Problem to work on:
Copy out all lines carrying the word "that".

Entries supplied:
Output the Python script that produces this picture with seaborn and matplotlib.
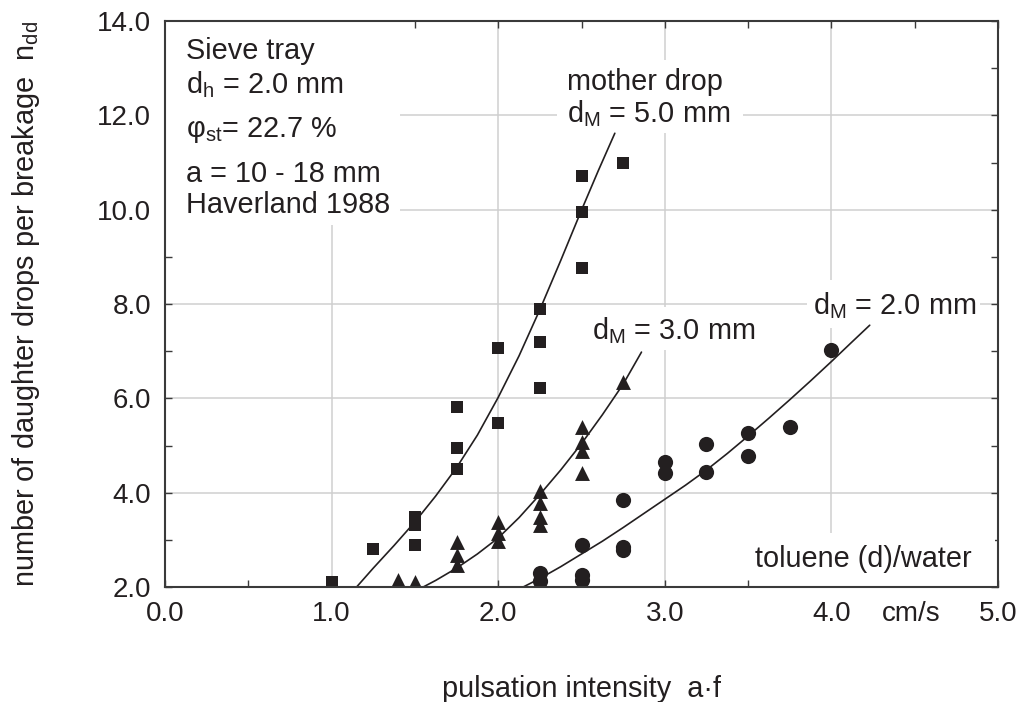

---

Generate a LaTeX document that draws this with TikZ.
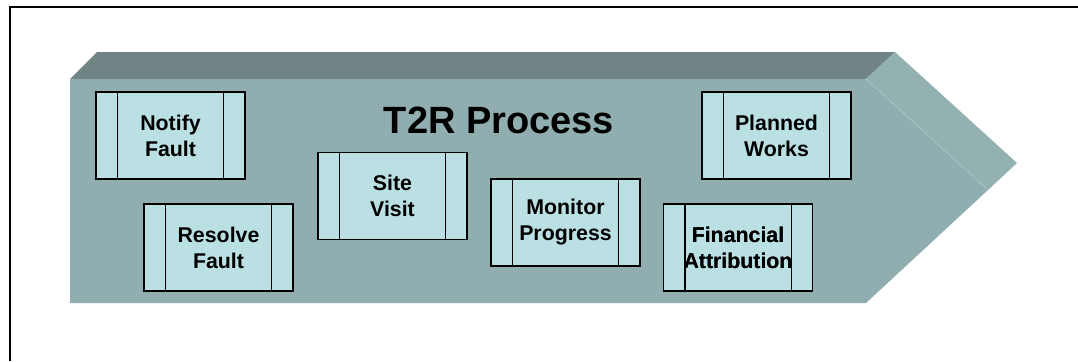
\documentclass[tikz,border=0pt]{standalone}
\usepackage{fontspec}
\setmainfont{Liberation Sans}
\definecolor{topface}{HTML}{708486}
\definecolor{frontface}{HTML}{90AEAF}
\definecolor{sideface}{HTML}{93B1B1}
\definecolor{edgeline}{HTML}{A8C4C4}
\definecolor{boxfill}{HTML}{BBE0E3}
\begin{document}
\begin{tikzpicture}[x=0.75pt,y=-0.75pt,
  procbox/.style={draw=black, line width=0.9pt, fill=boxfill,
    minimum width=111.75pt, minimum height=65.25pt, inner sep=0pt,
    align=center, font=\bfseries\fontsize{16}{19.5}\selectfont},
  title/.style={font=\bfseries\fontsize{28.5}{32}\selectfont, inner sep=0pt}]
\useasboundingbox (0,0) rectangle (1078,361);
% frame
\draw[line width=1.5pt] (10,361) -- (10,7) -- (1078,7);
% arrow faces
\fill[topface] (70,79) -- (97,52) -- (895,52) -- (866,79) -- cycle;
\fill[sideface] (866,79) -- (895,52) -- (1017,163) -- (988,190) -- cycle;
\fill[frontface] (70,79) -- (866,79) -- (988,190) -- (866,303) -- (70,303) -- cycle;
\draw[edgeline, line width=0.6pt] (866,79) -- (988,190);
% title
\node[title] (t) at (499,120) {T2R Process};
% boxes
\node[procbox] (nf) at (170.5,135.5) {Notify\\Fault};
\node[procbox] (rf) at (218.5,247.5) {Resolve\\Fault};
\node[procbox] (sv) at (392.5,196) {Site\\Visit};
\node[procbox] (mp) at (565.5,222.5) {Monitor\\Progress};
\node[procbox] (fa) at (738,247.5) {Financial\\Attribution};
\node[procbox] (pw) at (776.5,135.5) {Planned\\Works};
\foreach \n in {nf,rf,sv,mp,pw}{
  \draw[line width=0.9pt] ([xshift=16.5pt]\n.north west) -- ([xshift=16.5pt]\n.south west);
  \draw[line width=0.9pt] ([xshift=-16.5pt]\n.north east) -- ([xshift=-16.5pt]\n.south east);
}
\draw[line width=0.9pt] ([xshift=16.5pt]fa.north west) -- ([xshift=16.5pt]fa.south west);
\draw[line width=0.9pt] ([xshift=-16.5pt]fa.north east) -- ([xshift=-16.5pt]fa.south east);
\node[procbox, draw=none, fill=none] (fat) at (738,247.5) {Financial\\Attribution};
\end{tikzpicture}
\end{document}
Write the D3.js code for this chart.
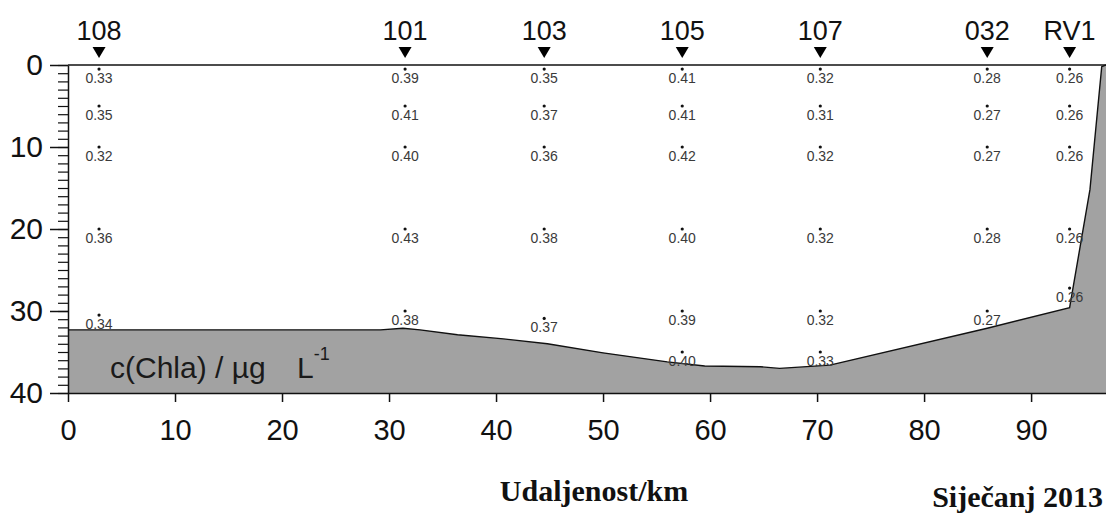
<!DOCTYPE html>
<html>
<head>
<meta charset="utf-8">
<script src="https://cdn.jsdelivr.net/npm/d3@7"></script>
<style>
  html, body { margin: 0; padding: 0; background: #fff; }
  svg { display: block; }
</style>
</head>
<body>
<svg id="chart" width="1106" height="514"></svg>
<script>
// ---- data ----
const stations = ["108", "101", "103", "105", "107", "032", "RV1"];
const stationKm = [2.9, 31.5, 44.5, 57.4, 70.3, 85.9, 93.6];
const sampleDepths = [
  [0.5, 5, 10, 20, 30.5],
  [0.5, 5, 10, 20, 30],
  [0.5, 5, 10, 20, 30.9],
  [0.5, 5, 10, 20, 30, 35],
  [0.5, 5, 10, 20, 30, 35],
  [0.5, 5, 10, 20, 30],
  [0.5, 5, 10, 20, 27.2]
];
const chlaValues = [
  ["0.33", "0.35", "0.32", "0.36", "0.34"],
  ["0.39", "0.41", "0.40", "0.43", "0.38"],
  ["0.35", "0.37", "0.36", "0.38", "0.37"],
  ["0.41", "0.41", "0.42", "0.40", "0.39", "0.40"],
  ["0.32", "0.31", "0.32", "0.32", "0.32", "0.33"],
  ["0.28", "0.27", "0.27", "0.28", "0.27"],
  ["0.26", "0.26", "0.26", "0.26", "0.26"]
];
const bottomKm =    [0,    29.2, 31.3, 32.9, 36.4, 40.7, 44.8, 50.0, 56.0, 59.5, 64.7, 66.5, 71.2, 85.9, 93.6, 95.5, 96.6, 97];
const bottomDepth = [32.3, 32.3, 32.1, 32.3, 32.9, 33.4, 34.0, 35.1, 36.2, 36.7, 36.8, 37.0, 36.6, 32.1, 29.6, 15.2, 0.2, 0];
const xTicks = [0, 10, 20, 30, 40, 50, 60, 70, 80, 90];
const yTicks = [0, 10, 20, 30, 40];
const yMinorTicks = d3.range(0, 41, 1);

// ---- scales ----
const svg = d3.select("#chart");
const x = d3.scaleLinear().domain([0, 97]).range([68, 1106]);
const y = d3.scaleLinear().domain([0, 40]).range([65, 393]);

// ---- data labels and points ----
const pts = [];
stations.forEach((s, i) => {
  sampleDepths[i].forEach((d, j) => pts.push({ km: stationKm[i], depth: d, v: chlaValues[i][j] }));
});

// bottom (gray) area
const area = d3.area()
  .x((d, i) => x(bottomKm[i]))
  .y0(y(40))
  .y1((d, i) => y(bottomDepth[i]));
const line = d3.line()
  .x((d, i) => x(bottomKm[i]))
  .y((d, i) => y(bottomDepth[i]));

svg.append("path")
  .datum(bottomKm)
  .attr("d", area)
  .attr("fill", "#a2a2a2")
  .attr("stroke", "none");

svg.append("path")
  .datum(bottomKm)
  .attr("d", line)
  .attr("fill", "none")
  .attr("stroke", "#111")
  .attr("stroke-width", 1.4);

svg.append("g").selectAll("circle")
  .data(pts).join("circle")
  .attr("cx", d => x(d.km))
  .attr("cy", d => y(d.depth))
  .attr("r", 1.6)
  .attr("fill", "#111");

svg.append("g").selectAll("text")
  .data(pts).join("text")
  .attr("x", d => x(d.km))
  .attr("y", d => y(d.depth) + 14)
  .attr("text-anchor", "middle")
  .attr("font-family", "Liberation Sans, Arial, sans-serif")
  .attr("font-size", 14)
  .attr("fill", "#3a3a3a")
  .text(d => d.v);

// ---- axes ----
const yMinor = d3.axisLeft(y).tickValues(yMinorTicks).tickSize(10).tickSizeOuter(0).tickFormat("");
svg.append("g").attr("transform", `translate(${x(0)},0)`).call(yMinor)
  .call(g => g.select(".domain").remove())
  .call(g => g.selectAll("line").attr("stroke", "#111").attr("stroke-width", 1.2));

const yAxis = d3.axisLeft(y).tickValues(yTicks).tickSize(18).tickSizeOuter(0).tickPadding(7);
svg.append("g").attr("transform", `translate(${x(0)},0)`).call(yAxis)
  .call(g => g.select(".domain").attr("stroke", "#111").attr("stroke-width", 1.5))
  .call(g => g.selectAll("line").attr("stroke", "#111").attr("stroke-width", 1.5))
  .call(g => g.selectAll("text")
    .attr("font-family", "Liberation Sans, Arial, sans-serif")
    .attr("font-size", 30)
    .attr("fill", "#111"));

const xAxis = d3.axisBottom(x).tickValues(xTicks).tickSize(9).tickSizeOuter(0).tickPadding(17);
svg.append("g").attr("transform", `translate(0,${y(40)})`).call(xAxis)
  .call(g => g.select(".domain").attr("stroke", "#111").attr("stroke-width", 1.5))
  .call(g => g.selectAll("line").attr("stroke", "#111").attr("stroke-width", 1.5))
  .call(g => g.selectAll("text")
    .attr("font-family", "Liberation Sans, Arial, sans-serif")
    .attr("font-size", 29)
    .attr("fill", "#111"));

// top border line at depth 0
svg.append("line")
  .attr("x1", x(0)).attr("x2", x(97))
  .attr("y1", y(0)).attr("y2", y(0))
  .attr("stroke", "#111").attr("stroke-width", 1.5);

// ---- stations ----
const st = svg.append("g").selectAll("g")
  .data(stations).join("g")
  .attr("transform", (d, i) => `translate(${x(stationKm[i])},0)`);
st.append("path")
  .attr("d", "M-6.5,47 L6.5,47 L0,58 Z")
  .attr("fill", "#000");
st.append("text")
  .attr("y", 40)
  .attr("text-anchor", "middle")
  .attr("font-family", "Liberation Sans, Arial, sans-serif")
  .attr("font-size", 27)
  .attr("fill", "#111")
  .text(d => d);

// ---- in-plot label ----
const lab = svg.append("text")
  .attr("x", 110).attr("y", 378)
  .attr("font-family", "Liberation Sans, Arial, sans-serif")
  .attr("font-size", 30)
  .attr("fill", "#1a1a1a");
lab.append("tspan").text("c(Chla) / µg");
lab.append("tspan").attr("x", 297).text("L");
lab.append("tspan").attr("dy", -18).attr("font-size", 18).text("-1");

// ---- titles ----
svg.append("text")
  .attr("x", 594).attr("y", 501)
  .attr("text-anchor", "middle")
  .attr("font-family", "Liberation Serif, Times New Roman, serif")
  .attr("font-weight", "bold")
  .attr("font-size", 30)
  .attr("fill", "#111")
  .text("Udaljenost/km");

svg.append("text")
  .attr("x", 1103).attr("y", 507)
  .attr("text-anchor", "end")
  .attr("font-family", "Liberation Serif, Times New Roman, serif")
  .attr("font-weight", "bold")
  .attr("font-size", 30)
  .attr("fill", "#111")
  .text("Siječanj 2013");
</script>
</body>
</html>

Written reply:
Output the Python script that produces this picture with seaborn and matplotlib.
Generate a LaTeX document that draws this with TikZ.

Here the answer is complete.